Die berühmte Prozession von Popayan sucht Werbepartner

Ein Sponsor für Karfreitag

Die uralte Prozession von Popayan in der Osterwoche ist weit über die kolumbianischen Grenzen bekannt. Aus aller Welt strömen Pilger und Touristen in die engen Gassen der Stadt. Erstmals marschierten vor 453 Jahren gläubige Christen durch die Straßen Popayans, um an das Leiden Jesu Christi am Kreuz zu erinnern. Ein knappes halbes Jahrtausend später sorgt die Prozession für Zündstoff ganz besonderer Art.

Autor/in:
Tobias Käufer
 (DR)

Die Preise sind gesalzen: Immerhin 2,5 Millionen kolumbianische Pesos (umgerechnet etwa 800 Euro) kostet eine Werbung mit dem Konterfei von Jesus Christus während der "Semana Santa", der Heiligen Woche.  
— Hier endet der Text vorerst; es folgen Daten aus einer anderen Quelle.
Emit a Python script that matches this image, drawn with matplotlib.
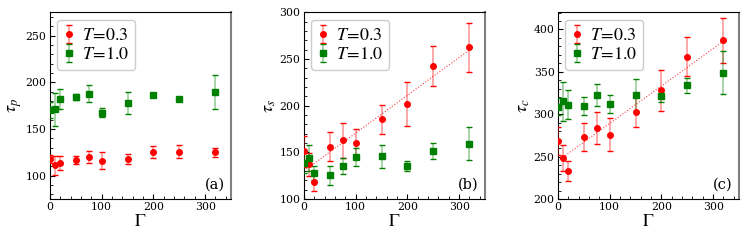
import numpy as np
import matplotlib
matplotlib.use("Agg")
import matplotlib.pyplot as plt
from matplotlib.ticker import AutoMinorLocator

plt.rcParams['font.family'] = 'DejaVu Serif'
plt.rcParams['mathtext.fontset'] = 'stix'

# Gamma values (shared by all panels)
gamma = [0, 10, 20, 50, 75, 100, 150, 200, 250, 320]

# (a) tau_p
tp_03 = [118, 111, 114, 117, 120, 116, 118, 125.7, 125.7, 125]
tp_03_err = [4, 10, 7.5, 4.5, 6.3, 9, 5, 6.6, 7, 5]
tp_10 = [170.4, 171.4, 182, 184.6, 188, 167.5, 178, 187, 182.5, 190]
tp_10_err = [9, 17.7, 11, 3.5, 9, 5, 12, 2, 1.5, 18]

# (b) tau_s
ts_03 = [151, 137, 118.6, 156, 163, 159.6, 185.4, 202, 243, 262.5]
ts_03_err = [17, 12.5, 10, 15.7, 18.6, 16, 15.7, 24, 21.6, 26]
ts_10 = [139, 144, 128, 125.4, 135.4, 145, 145.7, 135.4, 151.4, 159.3]
ts_10_err = [11.6, 14, 7.5, 10, 9, 9.5, 12.5, 5.4, 8.6, 17.7]

# (c) tau_c
tc_03 = [268.5, 248.5, 233, 273.6, 284, 276, 302.5, 328, 368, 387]
tc_03_err = [17, 15.6, 12.3, 16.6, 19, 19, 17.8, 24.7, 23, 26.5]
tc_10 = [309, 315.5, 311, 310, 323, 312, 322.5, 321.7, 334, 349]
tc_10_err = [10, 23, 17, 10.7, 13, 10.7, 19, 6.8, 9.2, 25]

panels = [
    (tp_03, tp_03_err, tp_10, tp_10_err, r'$\tau_p$', (75, 275), [100, 150, 200, 250], '(a)', False),
    (ts_03, ts_03_err, ts_10, ts_10_err, r'$\tau_s$', (100, 300), [100, 150, 200, 250, 300], '(b)', True),
    (tc_03, tc_03_err, tc_10, tc_10_err, r'$\tau_c$', (200, 420), [200, 250, 300, 350, 400], '(c)', True),
]
lefts = [50, 304, 558]

fig = plt.figure(figsize=(7.47, 2.43), dpi=100)
W, H = 747, 243
for (y3, e3, y1, e1, ylab, ylim, yt, tag, fit), lx in zip(panels, lefts):
    ax = fig.add_axes([lx / W, 1 - 199 / H, 181 / W, (199 - 12.5) / H])

    def draw(y, e, color, marker, label):
        line, caps, bars = ax.errorbar(gamma, y, yerr=e, fmt=marker, color=color,
                                       ms=4, capsize=2.5, elinewidth=1.2,
                                       capthick=1.0, label=label, zorder=3)
        for b in bars:
            b.set_alpha(0.4)

    draw(y3, e3, '#ff0000', 'o', r'$T\!=\!0.3$')
    draw(y1, e1, '#008000', 's', r'$T\!=\!1.0$')

    if fit:
        p = np.polyfit(gamma, y3, 1)
        xf = np.linspace(0, 320, 50)
        ax.plot(xf, np.polyval(p, xf), ':', color='#ff4040', lw=0.8, zorder=2)

    ax.set_xlim(0, 350)
    ax.set_ylim(*ylim)
    ax.set_xticks([0, 100, 200, 300])
    ax.set_yticks(yt)
    ax.xaxis.set_minor_locator(AutoMinorLocator(5))
    ax.yaxis.set_minor_locator(AutoMinorLocator(5))
    ax.tick_params(which='both', direction='in', top=False, right=False, labelsize=7.8, pad=2.5)
    ax.tick_params(which='major', length=3.5)
    ax.tick_params(which='minor', length=2)
    ax.spines['right'].set_color('0.5')
    ax.spines['right'].set_linewidth(1.5)
    ax.set_xlabel(r'$\Gamma$', fontsize=13, labelpad=0)
    ax.set_ylabel(ylab, fontsize=13, labelpad=1)
    ax.text(0.965, 0.04, tag, transform=ax.transAxes, ha='right', va='bottom', fontsize=10.5)
    leg = ax.legend(loc='upper left', fontsize=13, handlelength=0.55,
                    handletextpad=0.45, borderpad=0.35, labelspacing=0.08,
                    borderaxespad=0.4, fancybox=True, framealpha=1, edgecolor='0.8')

fig.savefig('out.png', dpi=100)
Weil die Kassen leer, aber die Kosten des farbenfrohen Spektakels hoch sind, brechen die Organisatoren mit einem Tabu. Erstmals sollen große Werbebanner mit religiösen Motiven das Bild der traditionsreichen Tage von Popayan maßgeblich mitprägen..

Folge der Weltwirtschaftskrise
Als Folge der Weltwirtschaftskrise kürzte das kolumbianische Kulturministerium die Fördergelder drastisch, die Einnahmen aus dem privaten Sektor gingen gar um die Hälfte zurück. Für den Fortbestand der Prozession von Popayan hat das dramatische Konsequenzen: "Rund 90 Prozent unseres Etats brauchen wir allein, um die Prozessionen in den Straßen abzuhalten", sagt Felipe Velasco, der dem Förderverein "Pro Semana Santa" angehört.

Doch jetzt klafft ein dickes Loch zwischen Einnahmen und Ausgaben, die sich nach offiziellen Angaben auf insgesamt etwa 80.000 Euro pro Jahr belaufen. Ein gutes Drittel davon ist nötig, um die vielen Kunstwerke, die während der Osterwoche das Bild der Stadt prägen, vor dem Verfall zu schützen.

Deshalb kamen die Organisatoren auf eine ebenso umstrittene wie pfiffige Idee: In das Straßenbild sollen sich künftig nicht nur die traditionsreichen, jahrhundertealten Motive wie 356 religiöse Bilder und 4.800 Ornamente einreihen. Werbebanner mit den wichtigsten christlichen Protagonisten der Prozession sollen die dringend benötigten Pesos in die leeren Kassen spülen.

Beigesteuert hat die werbewirksamen Kunstwerke der Künstler Adolfo Torres. Dessen Bilder sind an 23 strategischen Punkten entlang des Prozessionsweges im Schwenkbereich der Kameras des kolumbianischen Fernsehens platziert. Wie bei der Übertragung eines Fußballspiels werden die Zuschauer dann stets eine Werbebotschaft eines Sponsoren zu sehen bekommen, während die Teilnehmer der Prozession durch das Fernsehbild marschieren.

12 Werbebanner
Torres entwarf eigens aus diesem Anlass insgesamt 12 Werbebanner, die 2,80 Meter lang und 1,10 breit sind. Neben der Darstellung einer gekreuzigten Christus-Figur wählte er dabei auch aktuelle politische
Motive: Auf einer Werbebande ist etwa ein Jesus mit amputierten Bein zu sehen - als Opfer einer Anti-Personen-Mine. Zu den Motiven gesellt sich der Name eines Sponsors oder eines Produktes und fertig ist der Anzeigenmix.

Felipe Velasco verteidigt den Tabu-Bruch mit den aktuellen Zahlen:
"Wir sind an einem Punkt angekommen, an dem wir es nicht mehr garantieren können, die traditionsreichen Kunstwerke fachgerecht zu lagern und unsere beiden Restauratoren auch in Zukunft bezahlen zu können. Wenn wir jetzt nicht reagieren, wird es in spätestens zehn Jahren keine Prozessionen mehr in Popayan geben."

Ganz auf die Einnahmen aus der Werbung wollen sich die Organisation von Popayan allerdings nicht verlassen: Sie haben Kolumbiens Staatspräsident Alvaro Uribe und Kulturministerin Paula Marcela Moreno zu den Osterfeierlichkeiten 2009 eingeladen. Vielleicht lassen sich die prominenten Gäste ja doch noch umstimmen, was die Kürzungen der Fördergelder angeht - wenn sie die ungeliebte Werbung in der Prozession von Popayan mit eigenen Augen sehen.